Enlightened liberalism, you see, entailed a certain courtesy, precision, evidence, reasoning. Wackiness (you didn't mention "Guys and Dolls" if you didn't want to change the subject) was for private spaces; public passion might be shown, but mainly in campaigns against those who would undermine the legal structures or cultural achievements out of which liberalism grows: campaigns against McCarthy, Communism, Jim Crow, Apartheid, empire, evangelical Reaganism.
And occupation. Tony sniffed out the illiberal drift of Israeli policy early on, especially when Yitzhak Rabin first took office in the spring of 1974, and it suddenly seemed clear that Golda Meir's petulant justifications for settlers and force had hardened into a consensus that outlasted her and the October War, portending the rise of a rightist bloc that would eventually put Israel's very existence at risk. In column after column, Tony implied but did not just say that applying the lessons of liberalism—rights, secularism, bourgeois moderation, etc.—to the Palestinian question would not only not compromise Israeli security but were the very things to make Israel resilient.
Among Palestinians, too, he sought out lawyers. For Tony, ordinary human rights meant political guile. That's because ordinary unfairness meant rage, rage meant cynicism about law, lawlessness meant violence, and being on the wrong side of indignation meant eventual defeat. Peace, Spinoza said, is not the absence of war but the presence of justice. He saw this in the South, in South Africa, in Europe. Israel was making a mistake that, when Tony wrote about it, could only be called "classical."
Going around the West Bank with Tony meant seeing things plain, from a kind of historical distance: the felt-tip pen writing, the flip-page notebook, quotes piling up. Then, that signature sighing smile that said, "This will be bad."
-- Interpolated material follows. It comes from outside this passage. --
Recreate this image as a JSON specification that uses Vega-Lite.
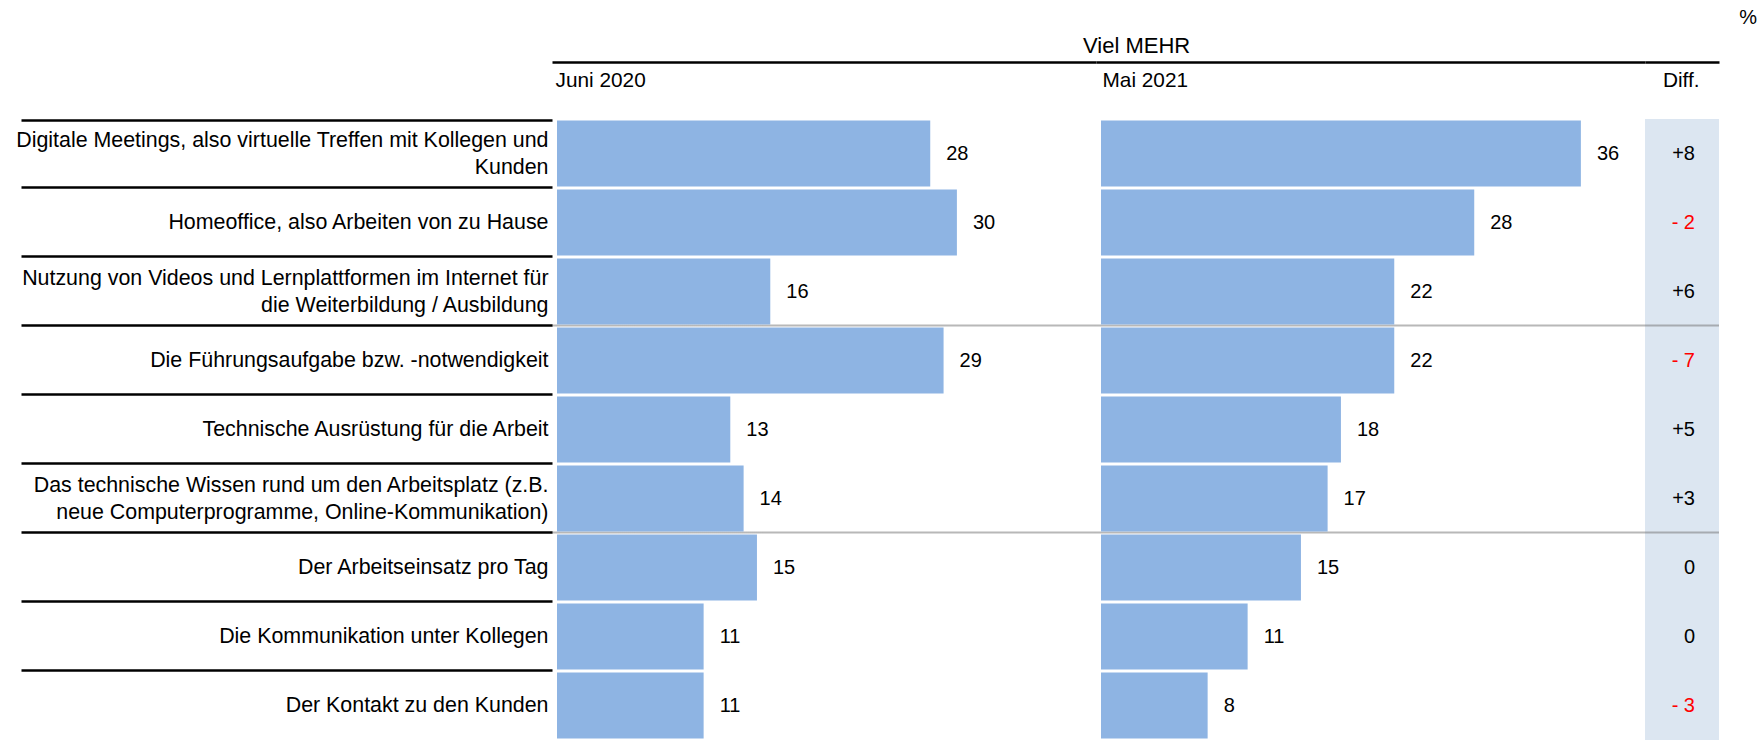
{
  "$schema": "https://vega.github.io/schema/vega-lite/v6.json",
  "padding": {"left": 15, "top": 8, "right": 0, "bottom": 0},
  "config": {
    "view": {"stroke": null},
    "font": "Liberation Sans",
    "title": {"fontWeight": "normal", "color": "black"},
    "axis": {"titleFontWeight": "normal", "titleColor": "black", "titleFontSize": 20.8, "labelColor": "black"}
  },
  "data": {
    "values": [
      {"label": "Digitale Meetings, also virtuelle Treffen mit Kollegen und|Kunden", "juni": 28, "mai": 36, "diff": 8, "diffLabel": "+8"},
      {"label": "Homeoffice, also Arbeiten von zu Hause", "juni": 30, "mai": 28, "diff": -2, "diffLabel": "- 2"},
      {"label": "Nutzung von Videos und Lernplattformen im Internet für|die Weiterbildung / Ausbildung", "juni": 16, "mai": 22, "diff": 6, "diffLabel": "+6"},
      {"label": "Die Führungsaufgabe bzw. -notwendigkeit", "juni": 29, "mai": 22, "diff": -7, "diffLabel": "- 7"},
      {"label": "Technische Ausrüstung für die Arbeit", "juni": 13, "mai": 18, "diff": 5, "diffLabel": "+5"},
      {"label": "Das technische Wissen rund um den Arbeitsplatz (z.B.|neue Computerprogramme, Online-Kommunikation)", "juni": 14, "mai": 17, "diff": 3, "diffLabel": "+3"},
      {"label": "Der Arbeitseinsatz pro Tag", "juni": 15, "mai": 15, "diff": 0, "diffLabel": "0"},
      {"label": "Die Kommunikation unter Kollegen", "juni": 11, "mai": 11, "diff": 0, "diffLabel": "0"},
      {"label": "Der Kontakt zu den Kunden", "juni": 11, "mai": 8, "diff": -3, "diffLabel": "- 3"}
    ]
  },
  "spacing": 0,
  "bounds": "flush",
  "resolve": {"scale": {"x": "independent", "y": "shared"}, "axis": {"x": "independent", "y": "independent"}},
  "hconcat": [
    {
      "width": 544,
      "height": 621,
      "layer": [
        {
          "mark": {"type": "bar", "color": "#8EB4E3"},
          "encoding": {
            "y": {
              "field": "label", "type": "nominal", "sort": null,
              "scale": {"paddingInner": 0.04, "paddingOuter": 0.02},
              "axis": {
                "title": null, "domain": false,
                "labelExpr": "split(datum.label, '|')",
                "labelAlign": "right", "labelFontSize": 21.4, "labelLineHeight": 27,
                "labelBaseline": {"condition": {"test": "isString(datum.value) && test(/[|]/, datum.value)", "value": "line-bottom"}, "value": "middle"},
                "labelPadding": -527, "labelLimit": 800, "labelOverlap": false,
                "ticks": true, "tickBand": "extent", "tickSize": 531, "tickWidth": 2.5, "tickColor": "black",
                "tickOpacity": {"condition": {"test": "datum.value == 'Der Kontakt zu den Kunden'", "value": 0}, "value": 1},
                "grid": true, "gridColor": "#707070", "gridWidth": 2, "gridDash": [1, 1],
                "gridOpacity": {"condition": {"test": "datum.value == 'Nutzung von Videos und Lernplattformen im Internet für|die Weiterbildung / Ausbildung' || datum.value == 'Das technische Wissen rund um den Arbeitsplatz (z.B.|neue Computerprogramme, Online-Kommunikation)'", "value": 1}, "value": 0}
              }
            },
            "x": {
              "field": "juni", "type": "quantitative",
              "scale": {"domain": [-0.375, 40.435], "nice": false, "zero": false},
              "axis": {
                "orient": "top", "offset": 57, "labels": false, "ticks": false, "grid": false,
                "domain": true, "domainColor": "black", "domainWidth": 2.5,
                "title": "Juni 2020", "titleX": 3, "titleY": 24, "titleAlign": "left", "titleBaseline": "alphabetic"
              }
            }
          }
        },
        {
          "mark": {"type": "text", "align": "left", "baseline": "middle", "dx": 16, "fontSize": 20, "color": "black"},
          "encoding": {
            "y": {"field": "label", "type": "nominal", "sort": null},
            "x": {"field": "juni", "type": "quantitative"},
            "text": {"field": "juni", "type": "quantitative"}
          }
        }
      ]
    },
    {
      "width": 549,
      "height": 621,
      "title": {"text": "Viel MEHR", "anchor": "start", "frame": "group", "dx": -13, "fontSize": 22, "baseline": "alphabetic", "offset": -13},
      "layer": [
        {
          "mark": {"type": "bar", "color": "#8EB4E3"},
          "encoding": {
            "y": {
              "field": "label", "type": "nominal", "sort": null,
              "scale": {"paddingInner": 0.04, "paddingOuter": 0.02},
              "axis": {
                "title": null, "domain": false, "labels": false, "ticks": false, "tickBand": "extent",
                "grid": true, "gridColor": "#707070", "gridWidth": 2, "gridDash": [1, 1],
                "gridOpacity": {"condition": {"test": "datum.value == 'Nutzung von Videos und Lernplattformen im Internet für|die Weiterbildung / Ausbildung' || datum.value == 'Das technische Wissen rund um den Arbeitsplatz (z.B.|neue Computerprogramme, Online-Kommunikation)'", "value": 1}, "value": 0}
              }
            },
            "x": {
              "field": "mai", "type": "quantitative",
              "scale": {"domain": [-0.375, 40.81], "nice": false, "zero": false},
              "axis": {
                "orient": "top", "offset": 57, "labels": false, "ticks": false, "grid": false,
                "domain": true, "domainColor": "black", "domainWidth": 2.5,
                "title": "Mai 2021", "titleX": 6, "titleY": 24, "titleAlign": "left", "titleBaseline": "alphabetic"
              }
            }
          }
        },
        {
          "mark": {"type": "text", "align": "left", "baseline": "middle", "dx": 16, "fontSize": 20, "color": "black"},
          "encoding": {
            "y": {"field": "label", "type": "nominal", "sort": null},
            "x": {"field": "mai", "type": "quantitative"},
            "text": {"field": "mai", "type": "quantitative"}
          }
        }
      ]
    },
    {
      "width": 74,
      "height": 621,
      "view": {"fill": "#DCE6F1"},
      "title": {"text": "%", "anchor": "end", "frame": "group", "dx": 38, "offset": 18, "fontSize": 20, "baseline": "alphabetic"},
      "mark": {"type": "text", "align": "right", "baseline": "middle", "fontSize": 20},
      "encoding": {
        "y": {
          "field": "label", "type": "nominal", "sort": null,
          "scale": {"paddingInner": 0.04, "paddingOuter": 0.02},
          "axis": {
            "title": null, "domain": false, "labels": false, "ticks": false, "tickBand": "extent",
            "grid": true, "gridColor": "#707070", "gridWidth": 2, "gridDash": [1, 1],
            "gridOpacity": {"condition": {"test": "datum.value == 'Nutzung von Videos und Lernplattformen im Internet für|die Weiterbildung / Ausbildung' || datum.value == 'Das technische Wissen rund um den Arbeitsplatz (z.B.|neue Computerprogramme, Online-Kommunikation)'", "value": 1}, "value": 0}
          }
        },
        "x": {
          "datum": 1, "type": "quantitative",
          "scale": {"domain": [0, 1.48], "nice": false, "zero": false},
          "axis": {
            "orient": "top", "offset": 57, "labels": false, "ticks": false, "grid": false,
            "domain": true, "domainColor": "black", "domainWidth": 2.5,
            "title": "Diff.", "titleX": 54, "titleY": 24, "titleAlign": "right", "titleBaseline": "alphabetic"
          }
        },
        "text": {"field": "diffLabel", "type": "nominal"},
        "color": {"condition": {"test": "datum.diff < 0", "value": "#FF0000"}, "value": "black"}
      }
    }
  ]
}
I hasten to add that, though Tony had a deep affinity for Israel, he had no particular knowledge of, or interest in, Hebrew culture. He'd come to your child's Bar Mitzvah, but his interest in synagogues seemed anthropological. But Israel was on his mind. At our lunch group, Israeli policy always got its due, usually because Tony brought the subject up. Why? I never really asked. There was, I assumed, something about Tony's generation of American Jewish liberals that kept Israel in its sights: the Holocaust, the kibbutz, the valiance and folk-songs, the euphoria of 1967. The country's fate was interesting.
But I think there was a peculiar kind of Jewish Americaness also in that fascination with constitutional law and legal exegesis. I often thought of Tony as a kind of secular Jew in the high sense, like Brandeis, or Louis Nizer, an original, responsible mind disciplined by a sense of working in a definite tradition; a man whose Torah was the constitution and Bill of Rights, and whose inspiration was prophetic—that is, a man who denounced injustices especially when the letter of the law got in the way of its (in this case) democratic spirit—and who poured his creative powers not into private art but public interpretation. No law was sacred, but the right to interpret law most certainly was.
Indeed, the law defined us: no bad apples, just bad barrels. Tony spent a good deal of time on foreign policy, but that could be misleading. His primary concern was, I think, how should a democracy behave in the world? How far can we go in understanding the strange other? That instinctive tolerance could get one into trouble. It could make you rationalize the likes of Robert Mugabe. But most of all, it made you decent, like Dr. Rieux in Camus's The Plague.
I like to think that, in another time and place, a person with Tony's sensibilities—his love of law and disgust with arbitrary power—would have been a Talmudist defying the Inquisition. Or at least he would have thought defying, elegant thoughts. For he also loved life itself, and would not have thrown it away in a hopeless show of resistance. In the absence of that love, what good is law?